Task instructions
Please transcribe the listing below in full and word for word, without its pictures.

Supplied information

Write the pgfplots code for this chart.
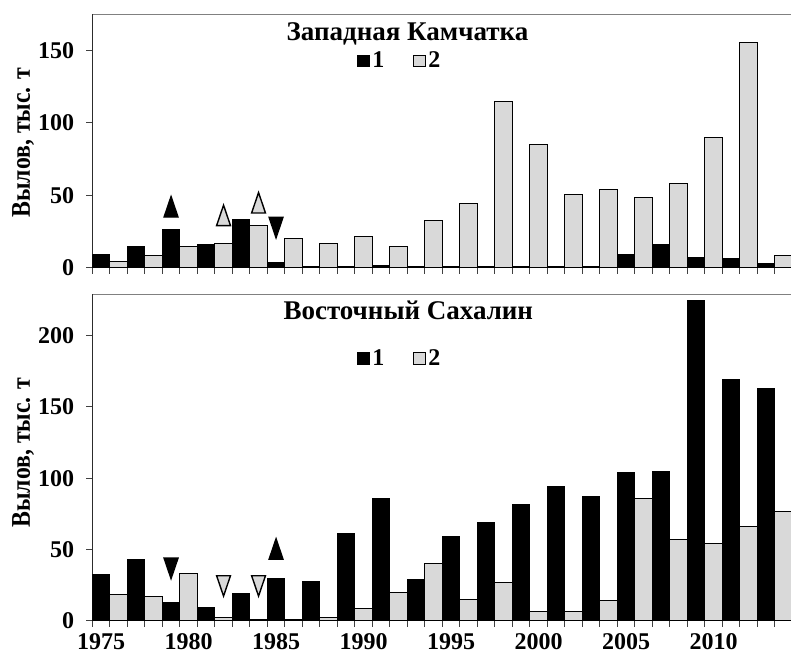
\documentclass[border=0pt]{standalone}
\usepackage{fontspec}
\setmainfont{Liberation Serif}
\newfontfamily\labelfont[FakeStretch=0.88]{Liberation Serif}
\usepackage{pgfplots}
\pgfplotsset{compat=1.18}

\definecolor{barfill}{HTML}{D9D9D9}
\definecolor{framegray}{HTML}{808080}

\pgfplotsset{
  sqbar/.style={ybar, bar width=1, bar shift=0pt, line width=0.5pt,
    legend image code/.code={\draw[##1, line width=0.5pt] (0pt,-2.9pt) rectangle (6pt,2.9pt);}},
  oddgen/.style={sqbar, fill=black, draw=black},
  evengen/.style={sqbar, fill=barfill, draw=black},
  upmark/.style={only marks, mark=triangle*, mark size=4pt,
    mark options={yscale=1.7, line width=0.7pt}},
  downmark/.style={only marks, mark=triangle*, mark size=4pt,
    mark options={yscale=-1.7, line width=0.7pt}},
  salmon/.style={
    scale only axis, width=350pt,
    xmin=1974.5, xmax=2014.5, ymin=0,
    axis line style={draw=framegray, line width=0.6pt},
    tick align=outside,
    xtick pos=lower, ytick pos=left,
    xtick={1975,1980,...,2010},
    minor xtick={1974.5,1975.5,...,2014.5},
    major x tick style={draw=none},
    minor x tick style={draw=black!75, line width=0.5pt},
    major y tick style={draw=black!75, line width=0.5pt},
    major tick length=3pt, minor tick length=3pt,
    tick label style={font=\fontsize{12}{14}\selectfont\bfseries},
    yticklabel style={xshift=-2.5pt},
    /pgf/number format/assume math mode=true,
    /pgf/number format/set thousands separator={},
    ylabel={Вылов, тыс. т},
    ylabel style={anchor=base,
      font=\labelfont\fontsize{13.5}{16}\selectfont\bfseries},
    every axis title shift=0pt,
    title style={anchor=base, font=\fontsize{13.5}{16}\selectfont\bfseries},
    legend style={draw=none, fill=none, anchor=center, inner sep=0pt,
      legend columns=2, font=\fontsize{12}{14}\selectfont\bfseries,
      nodes={inner sep=1pt},
      /tikz/every even column/.append style={column sep=13.5pt}},
  },
}

% catch of the odd-year and even-year generations, thousand tonnes
\pgfplotstableread{
year catch
1975 8.8
1977 14.5
1979 26.1
1981 16.2
1983 33.2
1985 3.7
1987 0.8
1989 0.8
1991 1.4
1993 0.8
1995 0.8
1997 0.8
1999 0.8
2001 0.8
2003 0.8
2005 8.8
2007 15.7
2009 7.2
2011 6.5
2013 2.6
}\kamOdd
\pgfplotstableread{
year catch
1976 4.4
1978 8.3
1980 14.5
1982 16.9
1984 29.3
1986 20.1
1988 16.9
1990 21.7
1992 14.5
1994 32.5
1996 44.1
1998 114.5
2000 85.2
2002 50.3
2004 54.0
2006 48.7
2008 58.2
2010 90.0
2012 155.8
2014 8.3
}\kamEven
\pgfplotstableread{
year catch
1975 32.6
1977 42.6
1979 12.7
1981 9.6
1983 19.2
1985 29.3
1987 27.2
1989 60.9
1991 86.0
1993 28.6
1995 59.3
1997 68.6
1999 81.2
2001 93.9
2003 86.9
2005 104.2
2007 104.9
2009 224.7
2011 169.5
2013 163.2
}\sakOdd
\pgfplotstableread{
year catch
1976 18.3
1978 17.3
1980 33.3
1982 2.4
1984 1.0
1986 0.5
1988 1.9
1990 8.7
1992 19.9
1994 40.3
1996 15.0
1998 27.0
2000 6.6
2002 6.6
2004 14.3
2006 86.0
2008 56.7
2010 54.4
2012 66.0
2014 76.5
}\sakEven

\begin{document}
\begin{tikzpicture}
% Western Kamchatka
\begin{axis}[salmon,
  at={(46.15pt,-7.15pt)}, anchor=north west,
  height=126.7pt, ymax=175, ytick={0,50,100,150},
  xticklabels={},
  ylabel style={at={(axis description cs:-0.089,0.494)}},
  title={Западная Камчатка},
  title style={at={(axis description cs:0.4503,0.8958)}},
  legend style={at={(axis description cs:0.4395,0.8157)}},
]
\addplot[oddgen] table[x=year, y=catch] {\kamOdd};
\addlegendentry{1}
\addplot[evengen] table[x=year, y=catch] {\kamEven};
\addlegendentry{2}
\addplot[upmark, fill=black, draw=black, forget plot] coordinates {(1979,39.7)};
\addplot[upmark, fill=barfill, draw=black, forget plot] coordinates {(1982,33.8) (1984,42.5)};
\addplot[downmark, fill=black, draw=black, forget plot] coordinates {(1985,30.1)};
\draw[black, line width=0.6pt] (rel axis cs:0,1) -- (rel axis cs:0,0) -- (rel axis cs:1,0);
\end{axis}
% Eastern Sakhalin
\begin{axis}[salmon,
  at={(46.15pt,-147.15pt)}, anchor=north west,
  height=163.2pt, ymax=229, ytick={0,50,100,150,200},
  ylabel style={at={(axis description cs:-0.089,0.515)}},
  title={Восточный Сахалин},
  title style={at={(axis description cs:0.4514,0.9213)}},
  legend style={at={(axis description cs:0.4395,0.803)}},
]
\addplot[oddgen] table[x=year, y=catch] {\sakOdd};
\addlegendentry{1}
\addplot[evengen] table[x=year, y=catch] {\sakEven};
\addlegendentry{2}
\addplot[downmark, fill=black, draw=black, forget plot] coordinates {(1979,39.1)};
\addplot[downmark, fill=barfill, draw=black, forget plot] coordinates {(1982,26.8) (1984,26.8)};
\addplot[upmark, fill=black, draw=black, forget plot] coordinates {(1985,47.9)};
\draw[black, line width=0.6pt] (rel axis cs:0,1) -- (rel axis cs:0,0) -- (rel axis cs:1,0);
\end{axis}
\pgfresetboundingbox
\path[use as bounding box] (0pt,0pt) rectangle (395.5pt,-328.5pt);
\end{tikzpicture}
\end{document}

Final answer
Write the pgfplots code for this chart.
\documentclass[border=0pt]{standalone}
\usepackage{fontspec}
\setmainfont{Liberation Serif}
\newfontfamily\labelfont[FakeStretch=0.88]{Liberation Serif}
\usepackage{pgfplots}
\pgfplotsset{compat=1.18}

\definecolor{barfill}{HTML}{D9D9D9}
\definecolor{framegray}{HTML}{808080}

\pgfplotsset{
  sqbar/.style={ybar, bar width=1, bar shift=0pt, line width=0.5pt,
    legend image code/.code={\draw[##1, line width=0.5pt] (0pt,-2.9pt) rectangle (6pt,2.9pt);}},
  oddgen/.style={sqbar, fill=black, draw=black},
  evengen/.style={sqbar, fill=barfill, draw=black},
  upmark/.style={only marks, mark=triangle*, mark size=4pt,
    mark options={yscale=1.7, line width=0.7pt}},
  downmark/.style={only marks, mark=triangle*, mark size=4pt,
    mark options={yscale=-1.7, line width=0.7pt}},
  salmon/.style={
    scale only axis, width=350pt,
    xmin=1974.5, xmax=2014.5, ymin=0,
    axis line style={draw=framegray, line width=0.6pt},
    tick align=outside,
    xtick pos=lower, ytick pos=left,
    xtick={1975,1980,...,2010},
    minor xtick={1974.5,1975.5,...,2014.5},
    major x tick style={draw=none},
    minor x tick style={draw=black!75, line width=0.5pt},
    major y tick style={draw=black!75, line width=0.5pt},
    major tick length=3pt, minor tick length=3pt,
    tick label style={font=\fontsize{12}{14}\selectfont\bfseries},
    yticklabel style={xshift=-2.5pt},
    /pgf/number format/assume math mode=true,
    /pgf/number format/set thousands separator={},
    ylabel={Вылов, тыс. т},
    ylabel style={anchor=base,
      font=\labelfont\fontsize{13.5}{16}\selectfont\bfseries},
    every axis title shift=0pt,
    title style={anchor=base, font=\fontsize{13.5}{16}\selectfont\bfseries},
    legend style={draw=none, fill=none, anchor=center, inner sep=0pt,
      legend columns=2, font=\fontsize{12}{14}\selectfont\bfseries,
      nodes={inner sep=1pt},
      /tikz/every even column/.append style={column sep=13.5pt}},
  },
}

% catch of the odd-year and even-year generations, thousand tonnes
\pgfplotstableread{
year catch
1975 8.8
1977 14.5
1979 26.1
1981 16.2
1983 33.2
1985 3.7
1987 0.8
1989 0.8
1991 1.4
1993 0.8
1995 0.8
1997 0.8
1999 0.8
2001 0.8
2003 0.8
2005 8.8
2007 15.7
2009 7.2
2011 6.5
2013 2.6
}\kamOdd
\pgfplotstableread{
year catch
1976 4.4
1978 8.3
1980 14.5
1982 16.9
1984 29.3
1986 20.1
1988 16.9
1990 21.7
1992 14.5
1994 32.5
1996 44.1
1998 114.5
2000 85.2
2002 50.3
2004 54.0
2006 48.7
2008 58.2
2010 90.0
2012 155.8
2014 8.3
}\kamEven
\pgfplotstableread{
year catch
1975 32.6
1977 42.6
1979 12.7
1981 9.6
1983 19.2
1985 29.3
1987 27.2
1989 60.9
1991 86.0
1993 28.6
1995 59.3
1997 68.6
1999 81.2
2001 93.9
2003 86.9
2005 104.2
2007 104.9
2009 224.7
2011 169.5
2013 163.2
}\sakOdd
\pgfplotstableread{
year catch
1976 18.3
1978 17.3
1980 33.3
1982 2.4
1984 1.0
1986 0.5
1988 1.9
1990 8.7
1992 19.9
1994 40.3
1996 15.0
1998 27.0
2000 6.6
2002 6.6
2004 14.3
2006 86.0
2008 56.7
2010 54.4
2012 66.0
2014 76.5
}\sakEven

\begin{document}
\begin{tikzpicture}
% Western Kamchatka
\begin{axis}[salmon,
  at={(46.15pt,-7.15pt)}, anchor=north west,
  height=126.7pt, ymax=175, ytick={0,50,100,150},
  xticklabels={},
  ylabel style={at={(axis description cs:-0.089,0.494)}},
  title={Западная Камчатка},
  title style={at={(axis description cs:0.4503,0.8958)}},
  legend style={at={(axis description cs:0.4395,0.8157)}},
]
\addplot[oddgen] table[x=year, y=catch] {\kamOdd};
\addlegendentry{1}
\addplot[evengen] table[x=year, y=catch] {\kamEven};
\addlegendentry{2}
\addplot[upmark, fill=black, draw=black, forget plot] coordinates {(1979,39.7)};
\addplot[upmark, fill=barfill, draw=black, forget plot] coordinates {(1982,33.8) (1984,42.5)};
\addplot[downmark, fill=black, draw=black, forget plot] coordinates {(1985,30.1)};
\draw[black, line width=0.6pt] (rel axis cs:0,1) -- (rel axis cs:0,0) -- (rel axis cs:1,0);
\end{axis}
% Eastern Sakhalin
\begin{axis}[salmon,
  at={(46.15pt,-147.15pt)}, anchor=north west,
  height=163.2pt, ymax=229, ytick={0,50,100,150,200},
  ylabel style={at={(axis description cs:-0.089,0.515)}},
  title={Восточный Сахалин},
  title style={at={(axis description cs:0.4514,0.9213)}},
  legend style={at={(axis description cs:0.4395,0.803)}},
]
\addplot[oddgen] table[x=year, y=catch] {\sakOdd};
\addlegendentry{1}
\addplot[evengen] table[x=year, y=catch] {\sakEven};
\addlegendentry{2}
\addplot[downmark, fill=black, draw=black, forget plot] coordinates {(1979,39.1)};
\addplot[downmark, fill=barfill, draw=black, forget plot] coordinates {(1982,26.8) (1984,26.8)};
\addplot[upmark, fill=black, draw=black, forget plot] coordinates {(1985,47.9)};
\draw[black, line width=0.6pt] (rel axis cs:0,1) -- (rel axis cs:0,0) -- (rel axis cs:1,0);
\end{axis}
\pgfresetboundingbox
\path[use as bounding box] (0pt,0pt) rectangle (395.5pt,-328.5pt);
\end{tikzpicture}
\end{document}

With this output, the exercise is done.